→ **The request**: Look through the data and write out every line with the word "chart" in it.

→ **Source excerpt**:
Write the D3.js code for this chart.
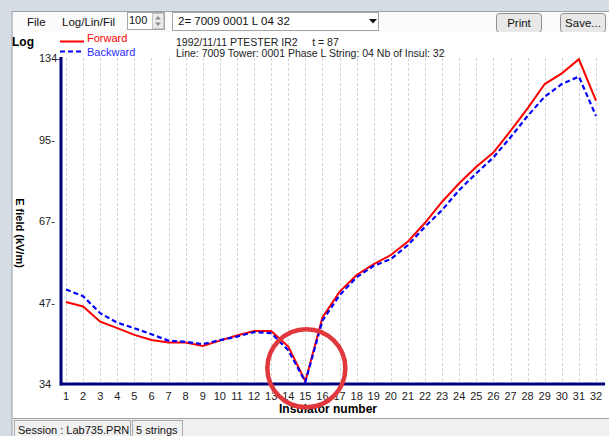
<!DOCTYPE html>
<html>
<head>
<meta charset="utf-8">
<script src="https://cdn.jsdelivr.net/npm/d3@7"></script>
<style>
  body { margin: 0; background: #d6dce3; }
  svg { display: block; font-family: "Liberation Sans", Arial, sans-serif; }
</style>
</head>
<body>
<svg id="chart" width="609" height="436"></svg>
<script>
// insulator positions along the string
var insulators = [1,2,3,4,5,6,7,8,9,10,11,12,13,14,15,16,17,18,19,20,21,22,23,24,25,26,27,28,29,30,31,32];

// E field (kV/m)
var forward = [48.0,47.1,44.2,43.0,41.8,40.9,40.5,40.5,39.9,40.8,41.7,42.5,42.5,39.8,34.4,45.0,
               50.1,53.8,56.3,58.5,61.9,67.0,73.2,79.1,84.8,90.0,98.6,108.4,120.1,125.6,133.3,112.0];
var backward = [50.6,49.2,45.8,44.0,43.0,41.9,40.8,40.6,40.2,40.9,41.5,42.3,42.1,39.2,34.3,44.4,
                49.4,53.3,55.9,57.5,61.0,65.9,70.7,76.9,82.5,88.2,96.0,105.0,113.9,120.1,123.9,105.0];

// log axis: tick positions and the (truncated) labels the tool prints
var yTickValues = [34, 47.9, 67.5, 95.1, 134];
var yTickLabels = ["34", "47-", "67-", "95-", "134-"];

var svg = d3.select("#chart");

// ---- window chrome ----
svg.append("rect").attr("width", 609).attr("height", 436).attr("fill", "#d6dce3");
svg.append("rect").attr("x", 12).attr("y", 11).attr("width", 597).attr("height", 425).attr("fill", "#f0f0f0");
svg.append("line").attr("x1", 12).attr("x2", 12).attr("y1", 11).attr("y2", 436).attr("stroke", "#9aa3ad");
svg.append("line").attr("x1", 12).attr("x2", 609).attr("y1", 11.5).attr("y2", 11.5).attr("stroke", "#9aa3ad");

// menu / tool bar
svg.append("rect").attr("x", 13).attr("y", 12).attr("width", 596).attr("height", 20).attr("fill", "#fbfbfb");
svg.append("text").attr("x", 27).attr("y", 26).attr("font-size", 11.5).attr("fill", "#111").text("File");
svg.append("text").attr("x", 62).attr("y", 26).attr("font-size", 11.5).attr("fill", "#111").text("Log/Lin/Fil");

// spin box
svg.append("rect").attr("x", 127.5).attr("y", 12.5).attr("width", 37).attr("height", 17)
  .attr("fill", "#fff").attr("stroke", "#a5a5a5");
svg.append("text").attr("x", 129).attr("y", 24).attr("font-size", 11).attr("fill", "#111").text("100");
svg.append("rect").attr("x", 152.5).attr("y", 13.5).attr("width", 11).attr("height", 15)
  .attr("fill", "#ececec").attr("stroke", "#c4c4c4");
svg.append("path").attr("d", "M155,19.5 L158,16 L161,19.5 Z").attr("fill", "#8a8a8a");
svg.append("path").attr("d", "M155,22.5 L158,26 L161,22.5 Z").attr("fill", "#8a8a8a");

// combo box
svg.append("rect").attr("x", 172.5).attr("y", 12.5).attr("width", 206).attr("height", 18)
  .attr("fill", "#fff").attr("stroke", "#a5a5a5");
svg.append("text").attr("x", 178).attr("y", 25).attr("font-size", 11.5).attr("fill", "#111").text("2= 7009 0001 L 04 32");
svg.append("path").attr("d", "M369,19 L377,19 L373,23.5 Z").attr("fill", "#111");

// buttons
[["Print", 496, 45], ["Save...", 560, 45]].forEach(function (b) {
  svg.append("rect").attr("x", b[1] + 0.5).attr("y", 13.5).attr("width", b[2]).attr("height", 19)
    .attr("rx", 3).attr("fill", "#e8e8e8").attr("stroke", "#8f8f8f");
  svg.append("text").attr("x", b[1] + b[2] / 2 + 0.5).attr("y", 27).attr("text-anchor", "middle")
    .attr("font-size", 11.5).attr("fill", "#111").text(b[0]);
});

// plot canvas
svg.append("rect").attr("x", 13).attr("y", 32).attr("width", 596).attr("height", 386).attr("fill", "#fff");
svg.append("line").attr("x1", 13).attr("x2", 609).attr("y1", 418.5).attr("y2", 418.5).attr("stroke", "#a0a0a0");

// ---- chart ----
var x = d3.scaleLinear().domain([1, 32]).range([66, 596]);
var y = d3.scaleLog().domain([34, 134]).range([384, 58]);

// grid
svg.append("g").selectAll("line").data(insulators).enter().append("line")
  .attr("x1", function (d) { return Math.round(x(d)) + 0.5 })
  .attr("x2", function (d) { return Math.round(x(d)) + 0.5 })
  .attr("y1", 58).attr("y2", 383)
  .attr("stroke", "#d4d4d4").attr("stroke-dasharray", "3,2");

// x labels
svg.append("g").selectAll("text").data(insulators).enter().append("text")
  .attr("x", function (d) { return x(d) })
  .attr("y", 400)
  .attr("text-anchor", "middle")
  .attr("font-size", 11).attr("fill", "#222")
  .text(function (d) { return d });

// y labels
svg.append("g").selectAll("text").data(yTickValues).enter().append("text")
  .attr("x", 39)
  .attr("y", function (d) { return y(d) + 4 })
  .attr("font-size", 11).attr("fill", "#222")
  .text(function (d, i) { return yTickLabels[i] });

// axes
svg.append("line").attr("x1", 61).attr("x2", 61).attr("y1", 57).attr("y2", 385.5)
  .attr("stroke", "#00007f").attr("stroke-width", 3);
svg.append("line").attr("x1", 60).attr("x2", 605).attr("y1", 384).attr("y2", 384)
  .attr("stroke", "#00007f").attr("stroke-width", 3);

// titles
svg.append("text").attr("x", 12).attr("y", 46).attr("font-size", 12).attr("font-weight", "bold").text("Log");
svg.append("text").attr("x", 176).attr("y", 46).attr("font-size", 10.5).attr("fill", "#222")
  .attr("xml:space", "preserve").text("1992/11/11 PTESTER IR2     t = 87");
svg.append("text").attr("x", 176).attr("y", 57).attr("font-size", 10.5).attr("fill", "#222")
  .text("Line: 7009 Tower: 0001 Phase L String: 04 Nb of Insul: 32");
svg.append("text")
  .attr("transform", "translate(16,233) rotate(90)")
  .attr("text-anchor", "middle")
  .attr("font-size", 11).attr("font-weight", "bold")
  .text("E field  (kV/m)");
svg.append("text").attr("x", 328).attr("y", 413).attr("text-anchor", "middle")
  .attr("font-size", 12).attr("font-weight", "bold").text("Insulator number");

// legend
svg.append("line").attr("x1", 60).attr("x2", 84).attr("y1", 41.5).attr("y2", 41.5)
  .attr("stroke", "#ff0000").attr("stroke-width", 2);
svg.append("text").attr("x", 87).attr("y", 42).attr("font-size", 11).attr("fill", "#ff0000").text("Forward");
svg.append("line").attr("x1", 60).attr("x2", 84).attr("y1", 51.5).attr("y2", 51.5)
  .attr("stroke", "#0000ff").attr("stroke-width", 2).attr("stroke-dasharray", "5,3");
svg.append("text").attr("x", 87).attr("y", 56).attr("font-size", 11).attr("fill", "#2a2aff").text("Backward");

// series
var line = d3.line()
  .x(function (d, i) { return x(insulators[i]) })
  .y(function (d) { return y(d) });

svg.append("path").datum(forward).attr("d", line)
  .attr("fill", "none").attr("stroke", "#ff0000").attr("stroke-width", 2);
svg.append("path").datum(backward).attr("d", line)
  .attr("fill", "none").attr("stroke", "#0000ff").attr("stroke-width", 2.2).attr("stroke-dasharray", "5,3");

// highlight circle round the dip at insulator 15
var dip = forward.indexOf(d3.min(forward));
svg.append("circle")
  .attr("cx", x(insulators[dip]) + 1)
  .attr("cy", y(forward[dip]) - 13)
  .attr("r", 39)
  .attr("fill", "none").attr("stroke", "#e0383d").attr("stroke-width", 4.5);

// status bar
[["Session : Lab735.PRN", 14, 116], ["5 strings", 132, 50]].forEach(function (s) {
  svg.append("rect").attr("x", s[1] + 0.5).attr("y", 420.5).attr("width", s[2]).attr("height", 18)
    .attr("fill", "#f0f0f0").attr("stroke", "#a8a8a8");
  svg.append("text").attr("x", s[1] + 4).attr("y", 434).attr("font-size", 11).attr("fill", "#111").text(s[0]);
});
</script>
</body>
</html>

→ **Result**:
Write the D3.js code for this chart.
<svg id="chart" width="609" height="436"></svg>
var svg = d3.select("#chart");
// ---- chart ----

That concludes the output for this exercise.